▶ _WORK INSTRUCTIONS_
Output the lines below exactly, please, from the first line until the line with "y_ticks = [0, 20, 40, 60, 80, 100]", counting both.

■ ■ ■

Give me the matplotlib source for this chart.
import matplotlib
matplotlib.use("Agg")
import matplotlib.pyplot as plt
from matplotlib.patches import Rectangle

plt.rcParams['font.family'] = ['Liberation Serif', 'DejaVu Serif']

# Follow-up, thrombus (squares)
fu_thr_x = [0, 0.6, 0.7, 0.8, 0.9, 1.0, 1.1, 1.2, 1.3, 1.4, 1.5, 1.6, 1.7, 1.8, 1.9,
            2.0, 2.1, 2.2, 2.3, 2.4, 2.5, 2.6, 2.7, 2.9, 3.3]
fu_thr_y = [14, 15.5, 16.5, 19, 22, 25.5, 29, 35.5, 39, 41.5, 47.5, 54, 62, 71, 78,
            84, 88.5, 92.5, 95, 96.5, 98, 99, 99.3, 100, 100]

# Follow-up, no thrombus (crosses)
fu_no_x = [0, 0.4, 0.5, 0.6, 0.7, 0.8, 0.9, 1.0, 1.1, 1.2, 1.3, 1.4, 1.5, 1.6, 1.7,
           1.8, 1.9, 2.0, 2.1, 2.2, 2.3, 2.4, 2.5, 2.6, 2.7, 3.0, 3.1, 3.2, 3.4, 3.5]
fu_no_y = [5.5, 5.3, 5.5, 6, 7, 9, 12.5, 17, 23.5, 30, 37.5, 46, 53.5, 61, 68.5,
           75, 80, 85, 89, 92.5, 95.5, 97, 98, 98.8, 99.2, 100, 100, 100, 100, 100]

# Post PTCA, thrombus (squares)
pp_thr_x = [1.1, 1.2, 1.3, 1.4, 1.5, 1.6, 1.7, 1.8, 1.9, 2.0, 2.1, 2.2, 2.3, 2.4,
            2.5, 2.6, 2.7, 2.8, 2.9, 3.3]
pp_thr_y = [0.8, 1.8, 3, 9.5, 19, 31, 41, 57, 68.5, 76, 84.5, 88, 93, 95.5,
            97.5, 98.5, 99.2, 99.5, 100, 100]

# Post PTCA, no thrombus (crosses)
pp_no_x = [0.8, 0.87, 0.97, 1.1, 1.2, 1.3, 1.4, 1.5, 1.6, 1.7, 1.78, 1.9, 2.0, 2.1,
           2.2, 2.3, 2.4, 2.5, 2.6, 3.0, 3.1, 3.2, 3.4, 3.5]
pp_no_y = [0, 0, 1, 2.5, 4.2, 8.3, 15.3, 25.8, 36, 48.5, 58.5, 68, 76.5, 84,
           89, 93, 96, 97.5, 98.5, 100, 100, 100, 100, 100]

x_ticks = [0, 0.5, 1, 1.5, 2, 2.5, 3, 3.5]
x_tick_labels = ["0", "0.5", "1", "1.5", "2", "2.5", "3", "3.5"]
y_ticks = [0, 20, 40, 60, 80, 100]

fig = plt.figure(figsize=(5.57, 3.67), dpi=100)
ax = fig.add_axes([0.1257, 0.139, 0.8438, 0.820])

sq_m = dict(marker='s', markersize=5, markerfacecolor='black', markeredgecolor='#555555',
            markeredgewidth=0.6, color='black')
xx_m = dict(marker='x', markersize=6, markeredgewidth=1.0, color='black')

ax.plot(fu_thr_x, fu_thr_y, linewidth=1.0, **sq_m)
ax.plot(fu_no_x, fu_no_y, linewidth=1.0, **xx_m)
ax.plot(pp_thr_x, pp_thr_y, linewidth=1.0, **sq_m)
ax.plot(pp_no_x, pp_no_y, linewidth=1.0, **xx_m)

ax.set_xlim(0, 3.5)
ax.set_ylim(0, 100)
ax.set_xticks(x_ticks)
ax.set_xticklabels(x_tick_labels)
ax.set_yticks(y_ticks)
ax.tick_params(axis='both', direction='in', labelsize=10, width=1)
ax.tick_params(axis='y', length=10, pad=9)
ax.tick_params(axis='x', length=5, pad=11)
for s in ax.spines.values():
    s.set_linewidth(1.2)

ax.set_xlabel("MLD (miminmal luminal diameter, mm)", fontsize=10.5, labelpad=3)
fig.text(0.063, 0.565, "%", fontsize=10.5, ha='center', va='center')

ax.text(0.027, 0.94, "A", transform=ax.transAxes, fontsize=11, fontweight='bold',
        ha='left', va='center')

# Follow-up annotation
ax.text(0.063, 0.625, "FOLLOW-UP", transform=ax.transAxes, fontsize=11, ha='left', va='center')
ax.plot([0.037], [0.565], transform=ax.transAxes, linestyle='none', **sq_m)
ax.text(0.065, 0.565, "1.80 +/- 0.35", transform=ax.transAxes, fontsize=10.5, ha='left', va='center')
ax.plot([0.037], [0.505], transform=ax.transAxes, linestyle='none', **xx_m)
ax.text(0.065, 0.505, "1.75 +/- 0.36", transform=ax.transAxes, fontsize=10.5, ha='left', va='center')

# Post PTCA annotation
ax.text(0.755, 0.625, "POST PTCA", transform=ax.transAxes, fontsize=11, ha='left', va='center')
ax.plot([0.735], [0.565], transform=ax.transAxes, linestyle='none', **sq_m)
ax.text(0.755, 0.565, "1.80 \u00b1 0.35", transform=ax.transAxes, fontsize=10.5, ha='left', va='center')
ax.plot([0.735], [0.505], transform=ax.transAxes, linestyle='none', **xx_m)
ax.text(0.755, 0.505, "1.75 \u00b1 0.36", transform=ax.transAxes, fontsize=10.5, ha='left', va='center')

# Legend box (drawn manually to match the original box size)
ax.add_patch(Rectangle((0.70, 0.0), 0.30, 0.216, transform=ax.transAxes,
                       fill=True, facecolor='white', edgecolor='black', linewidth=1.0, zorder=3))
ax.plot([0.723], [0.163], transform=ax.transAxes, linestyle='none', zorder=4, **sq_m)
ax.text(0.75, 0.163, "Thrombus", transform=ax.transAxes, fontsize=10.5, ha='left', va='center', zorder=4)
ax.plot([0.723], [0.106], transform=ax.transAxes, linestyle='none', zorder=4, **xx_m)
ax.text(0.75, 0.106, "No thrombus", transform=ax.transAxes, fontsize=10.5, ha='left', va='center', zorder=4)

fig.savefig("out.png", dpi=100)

■ ■ ■

▶ _COMPLETE OUTPUT_
Give me the matplotlib source for this chart.
import matplotlib
matplotlib.use("Agg")
import matplotlib.pyplot as plt
from matplotlib.patches import Rectangle

plt.rcParams['font.family'] = ['Liberation Serif', 'DejaVu Serif']

# Follow-up, thrombus (squares)
fu_thr_x = [0, 0.6, 0.7, 0.8, 0.9, 1.0, 1.1, 1.2, 1.3, 1.4, 1.5, 1.6, 1.7, 1.8, 1.9,
            2.0, 2.1, 2.2, 2.3, 2.4, 2.5, 2.6, 2.7, 2.9, 3.3]
fu_thr_y = [14, 15.5, 16.5, 19, 22, 25.5, 29, 35.5, 39, 41.5, 47.5, 54, 62, 71, 78,
            84, 88.5, 92.5, 95, 96.5, 98, 99, 99.3, 100, 100]

# Follow-up, no thrombus (crosses)
fu_no_x = [0, 0.4, 0.5, 0.6, 0.7, 0.8, 0.9, 1.0, 1.1, 1.2, 1.3, 1.4, 1.5, 1.6, 1.7,
           1.8, 1.9, 2.0, 2.1, 2.2, 2.3, 2.4, 2.5, 2.6, 2.7, 3.0, 3.1, 3.2, 3.4, 3.5]
fu_no_y = [5.5, 5.3, 5.5, 6, 7, 9, 12.5, 17, 23.5, 30, 37.5, 46, 53.5, 61, 68.5,
           75, 80, 85, 89, 92.5, 95.5, 97, 98, 98.8, 99.2, 100, 100, 100, 100, 100]

# Post PTCA, thrombus (squares)
pp_thr_x = [1.1, 1.2, 1.3, 1.4, 1.5, 1.6, 1.7, 1.8, 1.9, 2.0, 2.1, 2.2, 2.3, 2.4,
            2.5, 2.6, 2.7, 2.8, 2.9, 3.3]
pp_thr_y = [0.8, 1.8, 3, 9.5, 19, 31, 41, 57, 68.5, 76, 84.5, 88, 93, 95.5,
            97.5, 98.5, 99.2, 99.5, 100, 100]

# Post PTCA, no thrombus (crosses)
pp_no_x = [0.8, 0.87, 0.97, 1.1, 1.2, 1.3, 1.4, 1.5, 1.6, 1.7, 1.78, 1.9, 2.0, 2.1,
           2.2, 2.3, 2.4, 2.5, 2.6, 3.0, 3.1, 3.2, 3.4, 3.5]
pp_no_y = [0, 0, 1, 2.5, 4.2, 8.3, 15.3, 25.8, 36, 48.5, 58.5, 68, 76.5, 84,
           89, 93, 96, 97.5, 98.5, 100, 100, 100, 100, 100]

x_ticks = [0, 0.5, 1, 1.5, 2, 2.5, 3, 3.5]
x_tick_labels = ["0", "0.5", "1", "1.5", "2", "2.5", "3", "3.5"]
y_ticks = [0, 20, 40, 60, 80, 100]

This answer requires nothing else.